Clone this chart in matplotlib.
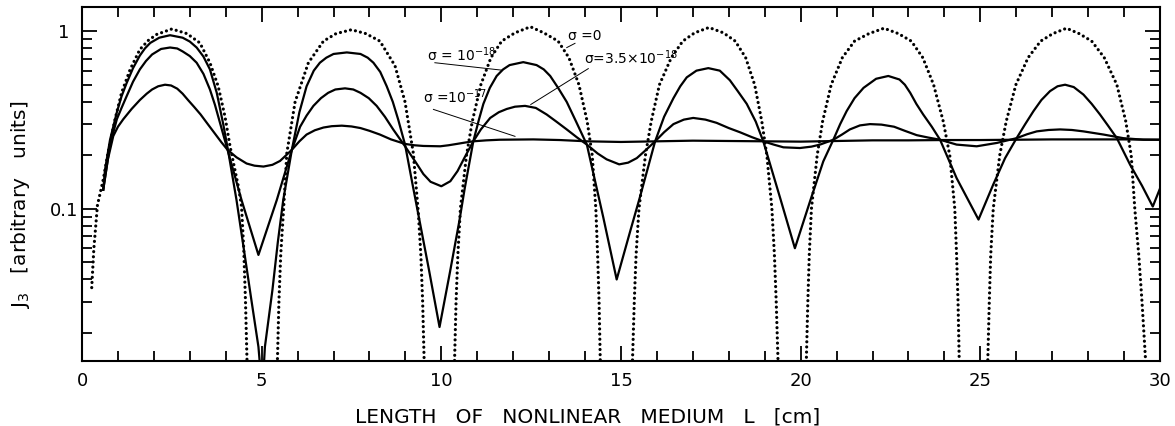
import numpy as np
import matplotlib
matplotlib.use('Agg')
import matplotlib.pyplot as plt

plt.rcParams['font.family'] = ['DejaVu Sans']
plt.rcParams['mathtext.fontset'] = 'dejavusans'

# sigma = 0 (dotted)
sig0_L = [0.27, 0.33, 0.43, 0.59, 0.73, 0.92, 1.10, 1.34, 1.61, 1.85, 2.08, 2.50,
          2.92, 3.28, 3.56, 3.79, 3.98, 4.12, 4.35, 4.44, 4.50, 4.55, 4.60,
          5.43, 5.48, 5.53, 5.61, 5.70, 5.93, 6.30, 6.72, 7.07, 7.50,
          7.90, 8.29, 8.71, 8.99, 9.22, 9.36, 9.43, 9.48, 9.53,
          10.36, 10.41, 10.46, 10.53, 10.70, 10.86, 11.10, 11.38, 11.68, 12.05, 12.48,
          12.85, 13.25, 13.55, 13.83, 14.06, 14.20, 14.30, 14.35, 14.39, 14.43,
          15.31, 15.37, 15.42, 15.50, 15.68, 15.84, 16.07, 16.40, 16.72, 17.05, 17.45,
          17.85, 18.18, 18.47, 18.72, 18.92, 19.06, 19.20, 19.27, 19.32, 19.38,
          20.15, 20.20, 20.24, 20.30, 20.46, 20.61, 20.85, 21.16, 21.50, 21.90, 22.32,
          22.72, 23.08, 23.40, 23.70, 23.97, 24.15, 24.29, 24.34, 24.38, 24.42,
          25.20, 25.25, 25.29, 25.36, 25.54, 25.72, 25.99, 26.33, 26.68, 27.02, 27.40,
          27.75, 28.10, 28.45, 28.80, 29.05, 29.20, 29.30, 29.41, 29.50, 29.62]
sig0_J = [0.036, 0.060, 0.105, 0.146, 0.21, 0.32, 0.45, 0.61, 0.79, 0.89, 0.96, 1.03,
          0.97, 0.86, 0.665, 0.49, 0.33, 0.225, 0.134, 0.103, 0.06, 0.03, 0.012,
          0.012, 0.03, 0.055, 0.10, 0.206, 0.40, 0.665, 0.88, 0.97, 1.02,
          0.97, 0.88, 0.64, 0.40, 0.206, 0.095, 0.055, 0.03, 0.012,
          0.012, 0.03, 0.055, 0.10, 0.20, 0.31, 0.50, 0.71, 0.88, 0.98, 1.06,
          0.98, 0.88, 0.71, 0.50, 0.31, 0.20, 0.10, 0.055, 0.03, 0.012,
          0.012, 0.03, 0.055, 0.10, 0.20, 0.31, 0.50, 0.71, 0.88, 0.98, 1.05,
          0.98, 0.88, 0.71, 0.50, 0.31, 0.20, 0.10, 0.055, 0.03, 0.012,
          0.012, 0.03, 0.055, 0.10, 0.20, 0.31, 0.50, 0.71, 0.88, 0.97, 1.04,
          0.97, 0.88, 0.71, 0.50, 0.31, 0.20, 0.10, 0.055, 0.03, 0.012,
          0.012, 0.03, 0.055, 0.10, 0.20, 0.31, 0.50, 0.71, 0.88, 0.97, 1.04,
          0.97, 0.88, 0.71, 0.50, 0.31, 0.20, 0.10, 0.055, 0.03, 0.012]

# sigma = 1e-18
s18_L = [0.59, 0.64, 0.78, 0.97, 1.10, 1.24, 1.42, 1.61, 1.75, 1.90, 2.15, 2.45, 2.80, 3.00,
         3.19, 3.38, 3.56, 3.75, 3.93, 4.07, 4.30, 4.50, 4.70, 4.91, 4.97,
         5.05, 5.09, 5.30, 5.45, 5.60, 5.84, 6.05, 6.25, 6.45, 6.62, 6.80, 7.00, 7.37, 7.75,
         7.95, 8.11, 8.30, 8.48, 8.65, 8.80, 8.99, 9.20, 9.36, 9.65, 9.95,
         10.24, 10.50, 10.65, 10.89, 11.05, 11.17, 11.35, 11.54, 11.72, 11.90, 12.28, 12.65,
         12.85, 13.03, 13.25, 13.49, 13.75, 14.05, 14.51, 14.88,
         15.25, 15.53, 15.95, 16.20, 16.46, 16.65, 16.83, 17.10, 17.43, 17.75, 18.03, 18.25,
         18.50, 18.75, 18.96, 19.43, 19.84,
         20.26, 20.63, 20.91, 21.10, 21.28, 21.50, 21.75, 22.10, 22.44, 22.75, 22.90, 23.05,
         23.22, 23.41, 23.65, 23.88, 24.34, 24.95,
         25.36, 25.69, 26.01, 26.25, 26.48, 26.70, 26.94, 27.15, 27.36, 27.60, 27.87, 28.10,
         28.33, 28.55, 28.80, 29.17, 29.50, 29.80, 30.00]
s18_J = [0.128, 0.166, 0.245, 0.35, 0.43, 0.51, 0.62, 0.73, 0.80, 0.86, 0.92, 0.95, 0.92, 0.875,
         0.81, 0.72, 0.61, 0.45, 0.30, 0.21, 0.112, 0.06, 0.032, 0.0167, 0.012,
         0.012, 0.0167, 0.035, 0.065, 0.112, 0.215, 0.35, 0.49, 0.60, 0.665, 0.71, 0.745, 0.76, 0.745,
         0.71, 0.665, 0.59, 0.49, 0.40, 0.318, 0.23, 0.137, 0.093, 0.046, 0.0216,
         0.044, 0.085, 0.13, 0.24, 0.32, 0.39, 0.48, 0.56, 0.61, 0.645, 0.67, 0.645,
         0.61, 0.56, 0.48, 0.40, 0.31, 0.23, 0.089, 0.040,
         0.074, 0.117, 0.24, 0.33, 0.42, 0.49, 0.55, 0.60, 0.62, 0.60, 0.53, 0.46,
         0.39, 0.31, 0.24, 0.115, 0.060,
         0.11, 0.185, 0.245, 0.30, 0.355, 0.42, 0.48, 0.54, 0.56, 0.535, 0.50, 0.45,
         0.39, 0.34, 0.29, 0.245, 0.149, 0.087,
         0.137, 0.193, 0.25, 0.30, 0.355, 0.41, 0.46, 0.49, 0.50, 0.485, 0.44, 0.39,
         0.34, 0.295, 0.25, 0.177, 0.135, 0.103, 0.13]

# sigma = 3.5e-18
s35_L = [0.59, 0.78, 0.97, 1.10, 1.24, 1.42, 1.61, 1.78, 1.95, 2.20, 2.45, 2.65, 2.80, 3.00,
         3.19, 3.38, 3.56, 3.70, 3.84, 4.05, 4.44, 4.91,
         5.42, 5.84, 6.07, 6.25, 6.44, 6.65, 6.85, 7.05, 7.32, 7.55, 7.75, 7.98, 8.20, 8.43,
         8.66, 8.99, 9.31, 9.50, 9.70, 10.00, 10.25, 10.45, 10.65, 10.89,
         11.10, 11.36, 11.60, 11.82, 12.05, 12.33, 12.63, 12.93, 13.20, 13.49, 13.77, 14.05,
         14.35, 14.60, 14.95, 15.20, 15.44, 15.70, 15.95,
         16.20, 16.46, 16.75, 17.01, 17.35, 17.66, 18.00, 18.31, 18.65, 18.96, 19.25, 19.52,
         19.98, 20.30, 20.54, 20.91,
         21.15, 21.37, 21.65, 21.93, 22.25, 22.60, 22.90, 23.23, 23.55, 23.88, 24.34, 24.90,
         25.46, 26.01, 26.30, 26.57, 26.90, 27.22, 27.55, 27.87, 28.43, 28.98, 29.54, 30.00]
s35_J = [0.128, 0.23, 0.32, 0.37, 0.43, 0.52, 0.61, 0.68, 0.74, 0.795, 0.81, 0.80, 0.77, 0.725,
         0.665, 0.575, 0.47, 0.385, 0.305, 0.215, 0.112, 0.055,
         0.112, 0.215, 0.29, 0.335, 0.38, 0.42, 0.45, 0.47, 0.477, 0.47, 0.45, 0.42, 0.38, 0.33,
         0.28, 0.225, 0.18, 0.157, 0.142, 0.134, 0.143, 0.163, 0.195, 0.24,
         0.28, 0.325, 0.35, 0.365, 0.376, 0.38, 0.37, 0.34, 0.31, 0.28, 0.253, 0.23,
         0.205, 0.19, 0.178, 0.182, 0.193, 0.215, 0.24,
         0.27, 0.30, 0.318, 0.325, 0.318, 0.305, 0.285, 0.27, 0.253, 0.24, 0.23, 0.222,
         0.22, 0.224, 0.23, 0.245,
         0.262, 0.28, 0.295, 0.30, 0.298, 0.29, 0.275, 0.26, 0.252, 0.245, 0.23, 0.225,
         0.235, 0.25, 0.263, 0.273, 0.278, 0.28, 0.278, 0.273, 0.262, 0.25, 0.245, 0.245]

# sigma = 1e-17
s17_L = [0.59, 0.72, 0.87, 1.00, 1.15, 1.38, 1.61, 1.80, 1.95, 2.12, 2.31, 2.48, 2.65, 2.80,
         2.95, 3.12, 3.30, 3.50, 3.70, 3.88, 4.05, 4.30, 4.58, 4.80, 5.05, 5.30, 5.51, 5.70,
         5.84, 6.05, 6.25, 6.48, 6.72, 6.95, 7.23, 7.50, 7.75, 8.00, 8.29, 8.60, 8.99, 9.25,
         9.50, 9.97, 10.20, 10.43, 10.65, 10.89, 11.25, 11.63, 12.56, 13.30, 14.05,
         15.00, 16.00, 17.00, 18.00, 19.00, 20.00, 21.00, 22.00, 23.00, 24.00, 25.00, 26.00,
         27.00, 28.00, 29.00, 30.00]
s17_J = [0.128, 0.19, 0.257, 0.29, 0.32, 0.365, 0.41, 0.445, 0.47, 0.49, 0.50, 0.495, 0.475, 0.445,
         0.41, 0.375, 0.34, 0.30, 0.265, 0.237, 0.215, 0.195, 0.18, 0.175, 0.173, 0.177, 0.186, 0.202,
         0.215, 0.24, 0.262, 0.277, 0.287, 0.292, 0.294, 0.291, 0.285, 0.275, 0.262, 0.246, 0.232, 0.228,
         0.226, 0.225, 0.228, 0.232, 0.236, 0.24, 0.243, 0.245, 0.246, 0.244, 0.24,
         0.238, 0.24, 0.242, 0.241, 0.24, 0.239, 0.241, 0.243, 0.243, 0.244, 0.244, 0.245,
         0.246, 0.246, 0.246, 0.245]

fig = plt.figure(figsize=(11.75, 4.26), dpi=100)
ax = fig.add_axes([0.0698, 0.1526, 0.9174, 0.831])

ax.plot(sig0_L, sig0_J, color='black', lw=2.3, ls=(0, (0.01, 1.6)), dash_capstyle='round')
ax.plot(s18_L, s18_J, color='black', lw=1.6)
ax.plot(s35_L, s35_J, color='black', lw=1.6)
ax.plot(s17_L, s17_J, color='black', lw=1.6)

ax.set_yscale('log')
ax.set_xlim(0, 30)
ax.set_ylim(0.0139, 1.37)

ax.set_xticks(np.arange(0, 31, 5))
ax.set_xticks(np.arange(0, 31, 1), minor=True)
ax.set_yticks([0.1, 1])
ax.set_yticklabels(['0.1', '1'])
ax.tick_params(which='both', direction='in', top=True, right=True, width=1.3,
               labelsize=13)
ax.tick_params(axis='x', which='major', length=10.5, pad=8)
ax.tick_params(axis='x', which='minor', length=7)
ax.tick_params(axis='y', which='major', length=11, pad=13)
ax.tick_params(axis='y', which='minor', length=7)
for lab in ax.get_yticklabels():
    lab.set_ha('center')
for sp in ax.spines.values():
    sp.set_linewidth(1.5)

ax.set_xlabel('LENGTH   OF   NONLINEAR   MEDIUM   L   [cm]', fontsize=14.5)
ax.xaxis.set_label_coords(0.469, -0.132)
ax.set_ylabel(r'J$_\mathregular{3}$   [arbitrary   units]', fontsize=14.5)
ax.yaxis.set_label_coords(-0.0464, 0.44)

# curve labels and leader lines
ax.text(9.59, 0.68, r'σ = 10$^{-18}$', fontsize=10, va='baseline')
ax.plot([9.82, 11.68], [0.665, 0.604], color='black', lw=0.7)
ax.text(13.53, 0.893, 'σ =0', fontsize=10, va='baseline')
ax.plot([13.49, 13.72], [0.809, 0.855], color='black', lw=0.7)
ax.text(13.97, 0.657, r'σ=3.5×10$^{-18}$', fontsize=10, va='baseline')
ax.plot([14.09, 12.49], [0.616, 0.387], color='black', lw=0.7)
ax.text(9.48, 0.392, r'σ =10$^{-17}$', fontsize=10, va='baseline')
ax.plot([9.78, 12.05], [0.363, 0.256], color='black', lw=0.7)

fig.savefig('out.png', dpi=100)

DIRECTIONS » Write out, word for word, the lines from the start of the data through the one holding "plt.rcParams['mathtext.fontset'] = 'dejavusans'". Omit pictures.

RESPONSE »
Clone this chart in matplotlib.
import numpy as np
import matplotlib
matplotlib.use('Agg')
import matplotlib.pyplot as plt

plt.rcParams['font.family'] = ['DejaVu Sans']
plt.rcParams['mathtext.fontset'] = 'dejavusans'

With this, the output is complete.